[SUPPLIED DATA start]
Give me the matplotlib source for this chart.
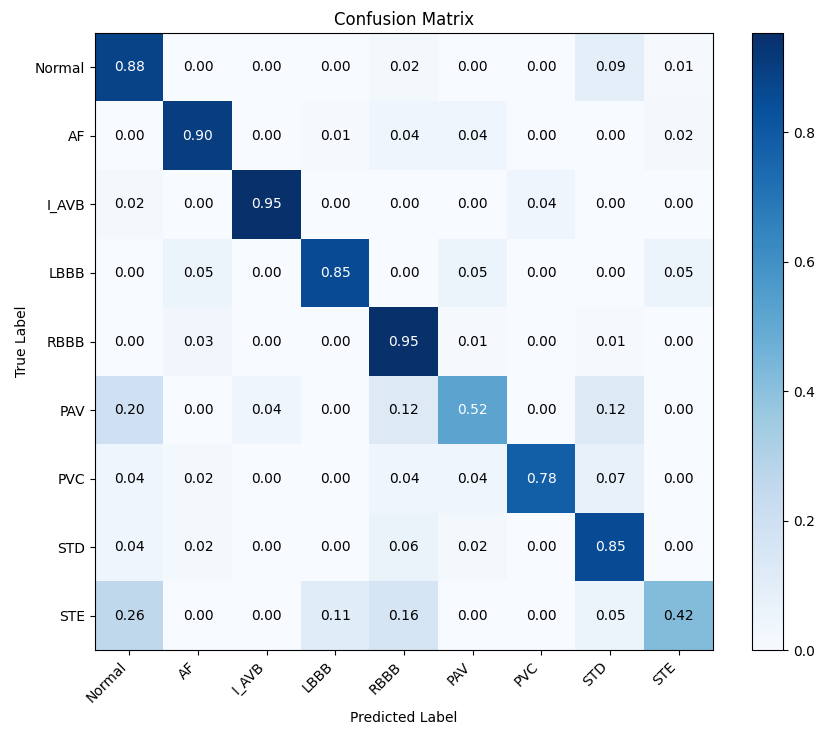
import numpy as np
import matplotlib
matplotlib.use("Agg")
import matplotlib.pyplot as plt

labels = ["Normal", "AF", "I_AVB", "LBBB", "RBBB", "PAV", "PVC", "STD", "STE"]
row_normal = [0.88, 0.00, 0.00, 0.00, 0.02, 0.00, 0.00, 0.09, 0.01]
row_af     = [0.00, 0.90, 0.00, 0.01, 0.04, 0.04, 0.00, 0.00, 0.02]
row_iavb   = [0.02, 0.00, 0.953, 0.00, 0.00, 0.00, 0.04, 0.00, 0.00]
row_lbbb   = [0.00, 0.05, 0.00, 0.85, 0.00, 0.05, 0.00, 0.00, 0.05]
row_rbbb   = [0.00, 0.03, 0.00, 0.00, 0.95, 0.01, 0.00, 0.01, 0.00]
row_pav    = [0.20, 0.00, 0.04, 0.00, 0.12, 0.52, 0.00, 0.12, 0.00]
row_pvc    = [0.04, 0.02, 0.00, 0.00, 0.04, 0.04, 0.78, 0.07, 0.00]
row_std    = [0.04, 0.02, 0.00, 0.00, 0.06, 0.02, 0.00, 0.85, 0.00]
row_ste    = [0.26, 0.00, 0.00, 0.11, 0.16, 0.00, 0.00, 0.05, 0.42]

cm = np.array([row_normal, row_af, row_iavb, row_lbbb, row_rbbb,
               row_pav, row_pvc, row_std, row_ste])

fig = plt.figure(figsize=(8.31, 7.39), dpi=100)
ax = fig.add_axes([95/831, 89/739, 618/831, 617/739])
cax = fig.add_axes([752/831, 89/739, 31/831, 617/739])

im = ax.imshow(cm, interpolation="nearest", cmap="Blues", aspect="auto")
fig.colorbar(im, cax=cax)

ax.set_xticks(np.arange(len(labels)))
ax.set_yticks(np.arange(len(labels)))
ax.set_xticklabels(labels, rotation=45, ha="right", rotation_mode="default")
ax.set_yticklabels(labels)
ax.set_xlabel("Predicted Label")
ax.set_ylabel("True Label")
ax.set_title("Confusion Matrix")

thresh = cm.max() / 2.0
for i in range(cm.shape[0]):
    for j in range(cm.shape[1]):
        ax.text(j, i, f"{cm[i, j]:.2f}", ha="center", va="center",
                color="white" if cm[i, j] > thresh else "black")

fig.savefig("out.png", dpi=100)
[SUPPLIED DATA end]
[SUPPLIED DATA start]
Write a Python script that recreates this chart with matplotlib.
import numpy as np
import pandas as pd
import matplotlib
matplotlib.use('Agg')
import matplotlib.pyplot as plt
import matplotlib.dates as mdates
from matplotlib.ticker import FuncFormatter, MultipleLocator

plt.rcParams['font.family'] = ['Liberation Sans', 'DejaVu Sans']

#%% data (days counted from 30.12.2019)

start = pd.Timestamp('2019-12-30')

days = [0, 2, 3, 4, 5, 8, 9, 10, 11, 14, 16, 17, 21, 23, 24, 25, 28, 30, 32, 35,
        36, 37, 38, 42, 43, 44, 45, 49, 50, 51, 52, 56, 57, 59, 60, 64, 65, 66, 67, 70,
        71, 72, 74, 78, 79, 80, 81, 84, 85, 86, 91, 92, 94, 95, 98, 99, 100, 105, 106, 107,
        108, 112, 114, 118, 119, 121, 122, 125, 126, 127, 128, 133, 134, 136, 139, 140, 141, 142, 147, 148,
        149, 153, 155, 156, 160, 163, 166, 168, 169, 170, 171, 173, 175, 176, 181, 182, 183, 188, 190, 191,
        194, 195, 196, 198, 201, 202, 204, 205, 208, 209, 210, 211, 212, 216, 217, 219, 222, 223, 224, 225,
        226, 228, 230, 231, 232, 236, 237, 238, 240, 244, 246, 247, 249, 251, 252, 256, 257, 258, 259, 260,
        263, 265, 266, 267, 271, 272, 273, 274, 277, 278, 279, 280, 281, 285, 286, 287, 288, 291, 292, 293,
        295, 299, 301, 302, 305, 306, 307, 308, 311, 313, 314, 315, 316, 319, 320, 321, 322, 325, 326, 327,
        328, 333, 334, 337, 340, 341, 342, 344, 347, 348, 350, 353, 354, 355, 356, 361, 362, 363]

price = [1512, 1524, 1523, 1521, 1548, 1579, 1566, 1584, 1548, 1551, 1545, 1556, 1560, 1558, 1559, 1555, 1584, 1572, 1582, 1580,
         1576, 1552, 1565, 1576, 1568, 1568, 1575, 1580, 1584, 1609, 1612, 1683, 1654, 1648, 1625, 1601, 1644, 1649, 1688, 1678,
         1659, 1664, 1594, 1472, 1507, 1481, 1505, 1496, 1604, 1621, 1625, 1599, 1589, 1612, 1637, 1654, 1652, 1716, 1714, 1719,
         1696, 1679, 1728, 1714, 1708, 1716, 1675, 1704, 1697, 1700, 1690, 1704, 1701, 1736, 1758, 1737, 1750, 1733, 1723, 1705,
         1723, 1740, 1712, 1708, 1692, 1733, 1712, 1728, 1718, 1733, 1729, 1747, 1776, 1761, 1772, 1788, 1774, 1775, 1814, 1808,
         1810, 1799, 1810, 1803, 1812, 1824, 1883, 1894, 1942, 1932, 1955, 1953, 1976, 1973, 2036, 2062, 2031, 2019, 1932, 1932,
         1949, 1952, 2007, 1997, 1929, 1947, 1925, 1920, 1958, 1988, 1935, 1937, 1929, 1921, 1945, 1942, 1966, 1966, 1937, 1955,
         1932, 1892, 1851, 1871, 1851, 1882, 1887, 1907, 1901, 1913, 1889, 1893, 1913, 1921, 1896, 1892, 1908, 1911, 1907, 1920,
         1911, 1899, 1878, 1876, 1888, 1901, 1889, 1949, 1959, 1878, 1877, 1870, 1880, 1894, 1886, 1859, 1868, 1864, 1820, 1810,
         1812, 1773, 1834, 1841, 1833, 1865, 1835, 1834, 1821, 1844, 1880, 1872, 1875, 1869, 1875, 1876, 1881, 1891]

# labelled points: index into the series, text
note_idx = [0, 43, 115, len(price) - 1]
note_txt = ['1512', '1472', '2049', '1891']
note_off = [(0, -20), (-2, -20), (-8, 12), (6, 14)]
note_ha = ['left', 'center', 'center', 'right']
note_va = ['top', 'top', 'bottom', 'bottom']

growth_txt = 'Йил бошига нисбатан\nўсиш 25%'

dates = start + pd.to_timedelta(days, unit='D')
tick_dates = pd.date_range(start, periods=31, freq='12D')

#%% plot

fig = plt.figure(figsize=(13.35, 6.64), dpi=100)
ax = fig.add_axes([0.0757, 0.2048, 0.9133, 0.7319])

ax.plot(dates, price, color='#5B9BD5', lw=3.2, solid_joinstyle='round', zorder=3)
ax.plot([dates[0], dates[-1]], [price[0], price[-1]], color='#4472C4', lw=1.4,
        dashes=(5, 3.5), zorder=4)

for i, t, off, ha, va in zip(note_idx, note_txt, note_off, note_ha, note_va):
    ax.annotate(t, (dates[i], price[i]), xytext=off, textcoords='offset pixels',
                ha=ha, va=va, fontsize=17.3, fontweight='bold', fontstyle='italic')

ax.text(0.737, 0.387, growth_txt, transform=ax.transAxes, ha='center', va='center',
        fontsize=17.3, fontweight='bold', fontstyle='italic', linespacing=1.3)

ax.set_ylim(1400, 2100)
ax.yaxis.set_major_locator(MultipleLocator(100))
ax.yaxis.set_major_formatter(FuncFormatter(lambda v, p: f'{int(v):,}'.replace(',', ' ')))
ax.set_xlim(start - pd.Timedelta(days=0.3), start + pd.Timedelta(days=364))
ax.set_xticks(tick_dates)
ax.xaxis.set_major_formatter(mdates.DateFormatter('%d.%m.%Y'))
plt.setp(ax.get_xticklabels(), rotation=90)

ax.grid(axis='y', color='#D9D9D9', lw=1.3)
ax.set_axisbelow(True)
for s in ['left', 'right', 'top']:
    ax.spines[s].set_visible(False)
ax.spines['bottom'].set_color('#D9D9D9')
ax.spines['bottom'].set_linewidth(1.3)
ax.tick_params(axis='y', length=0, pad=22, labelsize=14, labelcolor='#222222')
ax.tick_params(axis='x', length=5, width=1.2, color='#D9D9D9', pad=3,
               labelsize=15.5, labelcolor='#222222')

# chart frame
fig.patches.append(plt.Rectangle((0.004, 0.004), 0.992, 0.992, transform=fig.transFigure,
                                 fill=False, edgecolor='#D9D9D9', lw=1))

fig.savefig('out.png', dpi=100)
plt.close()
[SUPPLIED DATA end]
[SUPPLIED DATA start]
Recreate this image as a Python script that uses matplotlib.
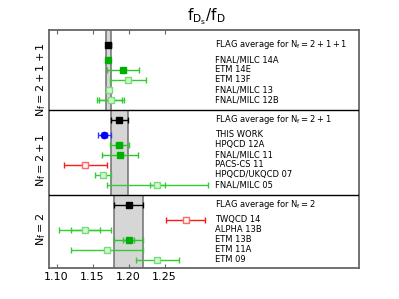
[SUPPLIED DATA end]
WRITTEN PROBLEM
Transcribe the lines beginning at the one that contains "Write a Python" and ending at the one that contains "start = pd.Timestamp('2019-12-30')", with nothing added or left out.

THE REPLY
Write a Python script that recreates this chart with matplotlib.
import numpy as np
import pandas as pd
import matplotlib
matplotlib.use('Agg')
import matplotlib.pyplot as plt
import matplotlib.dates as mdates
from matplotlib.ticker import FuncFormatter, MultipleLocator

plt.rcParams['font.family'] = ['Liberation Sans', 'DejaVu Sans']

#%% data (days counted from 30.12.2019)

start = pd.Timestamp('2019-12-30')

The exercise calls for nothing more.